- [WHAT THE EXERCISE ASKS]: Locate and copy each line in the data that contains the word "page".

- [DATA SECTION]:
.....

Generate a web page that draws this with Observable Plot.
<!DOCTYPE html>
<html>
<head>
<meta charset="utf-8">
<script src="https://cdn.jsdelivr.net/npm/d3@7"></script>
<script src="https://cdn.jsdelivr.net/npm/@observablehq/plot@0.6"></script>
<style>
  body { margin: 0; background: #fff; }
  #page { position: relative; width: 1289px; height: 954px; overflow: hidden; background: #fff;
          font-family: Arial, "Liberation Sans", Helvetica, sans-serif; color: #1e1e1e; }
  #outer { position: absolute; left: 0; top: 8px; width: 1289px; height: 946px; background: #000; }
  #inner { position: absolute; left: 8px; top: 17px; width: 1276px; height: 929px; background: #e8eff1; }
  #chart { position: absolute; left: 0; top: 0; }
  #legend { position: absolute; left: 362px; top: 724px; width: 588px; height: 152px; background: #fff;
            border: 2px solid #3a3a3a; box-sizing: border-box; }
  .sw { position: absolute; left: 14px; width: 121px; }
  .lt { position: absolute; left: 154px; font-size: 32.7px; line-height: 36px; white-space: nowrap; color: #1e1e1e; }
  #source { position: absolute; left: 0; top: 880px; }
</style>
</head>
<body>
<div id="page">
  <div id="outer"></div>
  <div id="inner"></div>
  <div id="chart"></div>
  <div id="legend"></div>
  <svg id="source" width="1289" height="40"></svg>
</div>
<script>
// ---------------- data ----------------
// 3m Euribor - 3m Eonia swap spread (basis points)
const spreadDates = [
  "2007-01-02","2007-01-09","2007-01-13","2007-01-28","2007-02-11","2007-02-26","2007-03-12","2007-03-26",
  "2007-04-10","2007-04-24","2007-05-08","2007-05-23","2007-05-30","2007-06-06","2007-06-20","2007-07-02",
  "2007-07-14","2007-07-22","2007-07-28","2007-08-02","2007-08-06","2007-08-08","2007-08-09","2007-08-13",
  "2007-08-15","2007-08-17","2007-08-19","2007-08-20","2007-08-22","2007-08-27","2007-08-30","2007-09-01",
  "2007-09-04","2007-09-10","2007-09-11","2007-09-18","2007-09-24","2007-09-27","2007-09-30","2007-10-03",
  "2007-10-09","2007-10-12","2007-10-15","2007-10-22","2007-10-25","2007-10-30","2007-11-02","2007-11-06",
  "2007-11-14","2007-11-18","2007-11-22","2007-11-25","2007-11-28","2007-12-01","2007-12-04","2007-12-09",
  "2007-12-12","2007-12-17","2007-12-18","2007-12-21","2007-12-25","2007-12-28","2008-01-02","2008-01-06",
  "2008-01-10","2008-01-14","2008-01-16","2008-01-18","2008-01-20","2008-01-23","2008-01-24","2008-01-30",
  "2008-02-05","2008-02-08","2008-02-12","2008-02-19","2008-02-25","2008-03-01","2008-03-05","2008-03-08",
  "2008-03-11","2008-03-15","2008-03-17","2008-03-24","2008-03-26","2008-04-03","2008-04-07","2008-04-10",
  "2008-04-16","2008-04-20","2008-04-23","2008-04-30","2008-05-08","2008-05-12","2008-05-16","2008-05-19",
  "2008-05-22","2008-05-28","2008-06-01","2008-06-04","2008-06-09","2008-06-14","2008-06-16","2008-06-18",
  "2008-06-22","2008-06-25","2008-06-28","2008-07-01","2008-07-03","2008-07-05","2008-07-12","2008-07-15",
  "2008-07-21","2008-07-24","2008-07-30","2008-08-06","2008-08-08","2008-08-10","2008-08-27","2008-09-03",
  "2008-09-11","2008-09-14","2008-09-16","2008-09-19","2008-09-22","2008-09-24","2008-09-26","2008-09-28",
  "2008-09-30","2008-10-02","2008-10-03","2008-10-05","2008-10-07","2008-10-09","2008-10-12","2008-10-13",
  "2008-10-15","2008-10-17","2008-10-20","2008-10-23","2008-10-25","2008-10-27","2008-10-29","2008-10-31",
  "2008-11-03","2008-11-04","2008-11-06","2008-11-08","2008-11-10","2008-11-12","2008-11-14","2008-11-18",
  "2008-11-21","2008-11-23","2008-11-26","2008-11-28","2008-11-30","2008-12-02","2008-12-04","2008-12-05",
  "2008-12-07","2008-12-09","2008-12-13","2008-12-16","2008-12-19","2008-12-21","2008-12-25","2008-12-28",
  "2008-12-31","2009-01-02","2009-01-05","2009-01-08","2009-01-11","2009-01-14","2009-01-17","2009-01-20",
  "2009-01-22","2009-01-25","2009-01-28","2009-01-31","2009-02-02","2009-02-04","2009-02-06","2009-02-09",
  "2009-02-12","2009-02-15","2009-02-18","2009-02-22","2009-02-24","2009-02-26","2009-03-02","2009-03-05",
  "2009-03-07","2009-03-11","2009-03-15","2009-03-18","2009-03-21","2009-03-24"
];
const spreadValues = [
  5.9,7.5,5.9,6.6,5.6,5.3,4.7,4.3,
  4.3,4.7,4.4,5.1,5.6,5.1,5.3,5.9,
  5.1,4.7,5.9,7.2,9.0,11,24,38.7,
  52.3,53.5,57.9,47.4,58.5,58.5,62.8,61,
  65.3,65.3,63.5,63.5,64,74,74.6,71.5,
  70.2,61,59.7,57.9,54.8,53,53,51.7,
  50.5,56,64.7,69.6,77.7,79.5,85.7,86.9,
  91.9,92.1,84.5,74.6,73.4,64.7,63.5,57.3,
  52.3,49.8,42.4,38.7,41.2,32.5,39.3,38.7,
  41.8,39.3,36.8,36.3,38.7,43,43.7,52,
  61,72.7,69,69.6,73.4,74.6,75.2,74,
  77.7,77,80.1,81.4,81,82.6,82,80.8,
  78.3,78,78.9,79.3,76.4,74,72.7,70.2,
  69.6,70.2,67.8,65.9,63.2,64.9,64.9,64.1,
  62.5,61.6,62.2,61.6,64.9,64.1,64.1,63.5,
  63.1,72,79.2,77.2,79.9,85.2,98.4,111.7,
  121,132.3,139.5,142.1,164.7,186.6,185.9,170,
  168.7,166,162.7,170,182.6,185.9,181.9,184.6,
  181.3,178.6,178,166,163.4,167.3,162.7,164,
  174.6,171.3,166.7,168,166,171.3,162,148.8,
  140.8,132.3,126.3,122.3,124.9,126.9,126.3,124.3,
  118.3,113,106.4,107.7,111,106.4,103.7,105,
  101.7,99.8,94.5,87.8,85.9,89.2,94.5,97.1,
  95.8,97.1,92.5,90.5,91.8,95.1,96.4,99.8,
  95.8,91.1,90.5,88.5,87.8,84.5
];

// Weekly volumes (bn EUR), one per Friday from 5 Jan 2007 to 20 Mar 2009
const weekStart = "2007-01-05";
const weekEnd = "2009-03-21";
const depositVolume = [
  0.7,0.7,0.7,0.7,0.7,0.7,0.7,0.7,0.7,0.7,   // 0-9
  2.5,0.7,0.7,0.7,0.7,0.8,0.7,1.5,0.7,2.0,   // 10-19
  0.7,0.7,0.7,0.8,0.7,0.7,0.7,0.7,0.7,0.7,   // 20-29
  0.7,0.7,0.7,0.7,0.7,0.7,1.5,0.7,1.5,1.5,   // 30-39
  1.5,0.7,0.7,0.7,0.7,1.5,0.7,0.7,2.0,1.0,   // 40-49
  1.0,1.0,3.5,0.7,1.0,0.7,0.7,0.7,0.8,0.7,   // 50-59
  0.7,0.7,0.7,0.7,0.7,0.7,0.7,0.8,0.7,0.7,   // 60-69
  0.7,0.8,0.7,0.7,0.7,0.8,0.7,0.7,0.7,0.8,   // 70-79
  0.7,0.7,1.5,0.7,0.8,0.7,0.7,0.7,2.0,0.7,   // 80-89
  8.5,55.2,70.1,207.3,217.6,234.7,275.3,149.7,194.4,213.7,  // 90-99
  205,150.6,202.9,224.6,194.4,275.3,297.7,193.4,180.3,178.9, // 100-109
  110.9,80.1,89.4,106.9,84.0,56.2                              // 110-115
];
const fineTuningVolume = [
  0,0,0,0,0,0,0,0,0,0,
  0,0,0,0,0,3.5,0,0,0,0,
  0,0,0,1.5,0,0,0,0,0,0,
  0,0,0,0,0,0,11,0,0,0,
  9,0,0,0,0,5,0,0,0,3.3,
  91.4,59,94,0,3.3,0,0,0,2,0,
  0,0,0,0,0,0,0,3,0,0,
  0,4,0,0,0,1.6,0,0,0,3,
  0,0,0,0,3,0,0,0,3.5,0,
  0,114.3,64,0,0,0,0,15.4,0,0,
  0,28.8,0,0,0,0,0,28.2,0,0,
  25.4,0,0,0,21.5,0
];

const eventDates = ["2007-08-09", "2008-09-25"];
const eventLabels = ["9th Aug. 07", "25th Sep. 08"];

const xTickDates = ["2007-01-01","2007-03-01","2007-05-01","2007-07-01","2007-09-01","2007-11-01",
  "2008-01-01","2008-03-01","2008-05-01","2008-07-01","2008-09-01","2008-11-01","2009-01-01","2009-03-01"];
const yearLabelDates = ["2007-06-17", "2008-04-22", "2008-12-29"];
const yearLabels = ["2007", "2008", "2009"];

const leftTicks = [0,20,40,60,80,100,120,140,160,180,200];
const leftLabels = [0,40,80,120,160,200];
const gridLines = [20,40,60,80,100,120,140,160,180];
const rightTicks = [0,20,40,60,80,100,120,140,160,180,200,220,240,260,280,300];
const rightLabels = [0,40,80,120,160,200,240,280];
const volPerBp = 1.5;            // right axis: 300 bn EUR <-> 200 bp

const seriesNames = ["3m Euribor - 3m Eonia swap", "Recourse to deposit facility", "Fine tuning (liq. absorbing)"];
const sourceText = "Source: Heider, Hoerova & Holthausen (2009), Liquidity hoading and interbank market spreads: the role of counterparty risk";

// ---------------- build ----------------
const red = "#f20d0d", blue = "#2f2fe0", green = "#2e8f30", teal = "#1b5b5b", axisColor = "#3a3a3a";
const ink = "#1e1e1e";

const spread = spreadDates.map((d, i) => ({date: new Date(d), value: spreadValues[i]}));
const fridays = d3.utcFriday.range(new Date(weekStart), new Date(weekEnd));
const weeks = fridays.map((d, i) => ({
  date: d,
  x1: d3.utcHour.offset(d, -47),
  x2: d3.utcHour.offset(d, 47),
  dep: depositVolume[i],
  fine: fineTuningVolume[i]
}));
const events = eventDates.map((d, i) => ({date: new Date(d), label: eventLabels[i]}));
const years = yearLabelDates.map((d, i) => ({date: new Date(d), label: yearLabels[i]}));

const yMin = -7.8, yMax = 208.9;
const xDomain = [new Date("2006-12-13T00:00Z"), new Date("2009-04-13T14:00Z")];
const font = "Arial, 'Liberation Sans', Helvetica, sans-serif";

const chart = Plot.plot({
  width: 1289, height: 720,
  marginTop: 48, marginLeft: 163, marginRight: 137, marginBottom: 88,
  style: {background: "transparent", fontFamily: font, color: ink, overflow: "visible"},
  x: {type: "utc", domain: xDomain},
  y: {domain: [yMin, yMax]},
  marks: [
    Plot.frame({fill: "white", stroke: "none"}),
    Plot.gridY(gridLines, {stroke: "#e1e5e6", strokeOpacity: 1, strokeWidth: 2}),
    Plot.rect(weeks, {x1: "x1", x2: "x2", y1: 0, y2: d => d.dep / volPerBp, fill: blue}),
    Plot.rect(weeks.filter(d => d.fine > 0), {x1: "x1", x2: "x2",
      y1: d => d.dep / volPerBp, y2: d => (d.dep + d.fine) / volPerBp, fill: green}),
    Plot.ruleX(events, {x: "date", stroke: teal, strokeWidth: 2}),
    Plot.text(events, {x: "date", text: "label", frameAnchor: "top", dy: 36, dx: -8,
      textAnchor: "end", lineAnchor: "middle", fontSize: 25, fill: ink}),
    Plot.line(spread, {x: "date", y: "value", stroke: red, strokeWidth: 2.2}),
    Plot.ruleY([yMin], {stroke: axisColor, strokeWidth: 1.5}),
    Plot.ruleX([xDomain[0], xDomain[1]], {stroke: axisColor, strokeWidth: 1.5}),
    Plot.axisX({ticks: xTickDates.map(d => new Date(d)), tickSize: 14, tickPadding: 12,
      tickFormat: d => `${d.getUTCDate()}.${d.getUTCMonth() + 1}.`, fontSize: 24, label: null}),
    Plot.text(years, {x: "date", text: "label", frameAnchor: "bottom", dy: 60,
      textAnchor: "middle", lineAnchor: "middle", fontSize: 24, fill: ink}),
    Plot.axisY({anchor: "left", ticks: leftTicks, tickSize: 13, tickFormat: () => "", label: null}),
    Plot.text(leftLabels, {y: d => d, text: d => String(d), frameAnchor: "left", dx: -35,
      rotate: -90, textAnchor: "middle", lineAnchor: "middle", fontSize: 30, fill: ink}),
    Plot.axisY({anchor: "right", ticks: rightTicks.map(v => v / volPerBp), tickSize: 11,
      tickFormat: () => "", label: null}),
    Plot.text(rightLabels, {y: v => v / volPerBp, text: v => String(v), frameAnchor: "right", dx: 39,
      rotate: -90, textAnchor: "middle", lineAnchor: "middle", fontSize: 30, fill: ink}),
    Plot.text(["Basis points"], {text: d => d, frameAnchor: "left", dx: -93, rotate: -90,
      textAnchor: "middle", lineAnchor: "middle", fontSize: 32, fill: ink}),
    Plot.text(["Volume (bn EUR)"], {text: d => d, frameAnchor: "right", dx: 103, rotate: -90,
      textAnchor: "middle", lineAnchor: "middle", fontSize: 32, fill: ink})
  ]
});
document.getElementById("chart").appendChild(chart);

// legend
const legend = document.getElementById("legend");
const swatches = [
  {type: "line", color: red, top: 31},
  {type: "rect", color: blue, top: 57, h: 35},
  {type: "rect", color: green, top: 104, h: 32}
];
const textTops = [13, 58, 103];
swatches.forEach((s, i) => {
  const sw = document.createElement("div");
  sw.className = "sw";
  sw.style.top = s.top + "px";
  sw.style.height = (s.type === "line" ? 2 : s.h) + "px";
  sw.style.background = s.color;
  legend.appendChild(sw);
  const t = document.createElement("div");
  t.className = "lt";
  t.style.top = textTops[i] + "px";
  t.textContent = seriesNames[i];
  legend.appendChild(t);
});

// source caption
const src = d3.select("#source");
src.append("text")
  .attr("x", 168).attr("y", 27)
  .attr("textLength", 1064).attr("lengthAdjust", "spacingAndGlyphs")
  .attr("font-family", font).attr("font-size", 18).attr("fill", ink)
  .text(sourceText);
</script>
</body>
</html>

.....

- [RESPONSE]:
Generate a web page that draws this with Observable Plot.
  #page { position: relative; width: 1289px; height: 954px; overflow: hidden; background: #fff;
<div id="page">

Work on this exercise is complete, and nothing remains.